After reviewing the scene where the creature was beached, the SSA contacted the rapid response division of the Central Emergency Relief Organisation (CERO), who sent two officers. They helped in breaking up the head. A team of three SSA employees with an open backed truck plus a tractor was used to tackle the dead whale, which was 40 feet in length and it weighed 15 tons.

It took five hours to get the whale out of the water – due to its decayed state, it was very slippery to handle. As the team tried to lift it, it started to break up and the stench caused onlookers to quickly scatter from the rare sight.

Then the tractor with its backhoe-blade cut the whale into pieces to load into the open-backed truck. This took another two hours to accomplish since the skin, despite advanced decomposition, was very tough. It was eventually taken to the Mangrove Pond Landfill where an extra deep hole was dug for the large creature. It was then buried and covered to ensure no odours at all escaped.

The SSA was pleased to help keep Barbados clean and is grateful for the swift attention from CERO.

12 Comments

Filed under Barbados, Environment

12 responses to “Forty Feet and 15 Tons Of Dead Stinking Whale On Our Beautiful Barbados Beach – Who Ya Gonna Call?

  1. jinx oo7

    What kind of whale was it ? Was anyone from the Marine Institute here alerted?

  2. Straight talk

    Congatulations for a 1st world response.
    I salute our hardworking members of the SSA.

  3. Yardbroom

    Well done to all concerned, the importance of the job you do, has been recognized.

  4. Littleboy

    SSa
    A job well done!!!THANKS.
    Too many of us take the SSA workers for granted…except when the trucks break down, of course!!!
    How about greeting each SSA person with a “hello” and a smile today?

  5. Chase

    I used to live in St .Barnabas,now I live in Mullins terrace.
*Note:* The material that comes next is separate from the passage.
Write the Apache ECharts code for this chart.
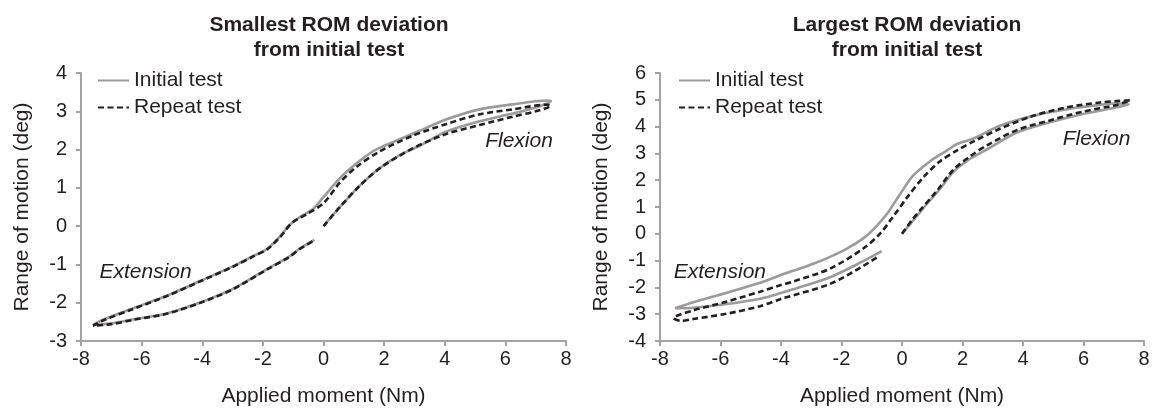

    We had garbage collection twice a week in St.Michael…same thing here in St.Peter.

    These people are the backbone of a healthy society but some of us treats them with scant respect.Sometimes simply as much as slowing down for them to bring cans to the other side of the road,is too much for us,but let them strike for 2 weeks.
    My only squabble with them is that I would love to see them all outfitted with respirators ,reflective jackets and gloves at ALL times ,except for this they are an important group and as soon as I familiarise myself with my new crew,they will know were to stop for their Xmas ‘treats’ just like the old guys in St. Barnabas.

  6. Jerome Hinds

    Congrats to all staff at the SSA.

  7. Patrick Porter

    Good for you. Well done SSA

    Chase
    I agree with you, they need all the protective clothing etc that they should have and I think that the Government should give it to them, after all most people would not do what they do, so at least let us protect them

  8. News

    Dead whales having been occasionally washing ashore here, for nearly a million years,now.
    They couldn’t have washed ashore here, more than a million years ago, because Barbados island hadn’t yet broken the surface as an island!

    I recall a similar dead Whale on Bath Beach,during the mid-1960s.
    African Locusts have also periodically landed here
    (several times per Century, I should think),
    so the incident in the late 1980s was not as unusual as we thought,then.

    Yes,congrats to SSA for the stinky work.
    Society pays its four most CRITICAL workers, the pissiest of salaries!!
    How’s that for reward,huh?
    * Nurses
    * Garbage Workers
    * TEACHERS
    * Policemen
    – and we wonder why we have the screwed-up world we have? duhh?

    Why would we want to pay the above four categories anything more than a Peanuts wage?
    They’re only the four most important categories of social workers: we can afford to pay them little.
    Just try doing without their (decent) services.
    (-and by ‘decent’, I DON’T mean prissy and churchy)

  9. A Friend

    Thank you SSA.

    Thank you BFP for a good reminder. It sound like who wrote this work at a place they don’t want to.

  10. David

    In past days Ms. Maxwell and Lamming would have had to suffer with it until it deteriorated, at the expense of several weeks of buffet misery. Mr. Williams is trying to continue succession in the Sunday tradition, where locals and tourists mingle in a truly cultural experience.

    Your example of great service benfits this venerable icon. Great work!

  11. Patrick Porter

    David

    Lamming is my grandmother. Ms. Maxwell was a great old lady and did not take any nonsense from any of us young boys, she once put a broom handle up longside my rear, and when I told my Grandfather, he said “You must have been doing something wrong”
    So that was how they dealt with it in those days

  12. ILLUMINATOR

    Well said bfp . I also agree with what ‘NEWS ‘ wrote . Imagine on top of that , the salaries that Basketballers and footballers and other sportsmen get compared to these professions . No wonder everything like it frig up fa real.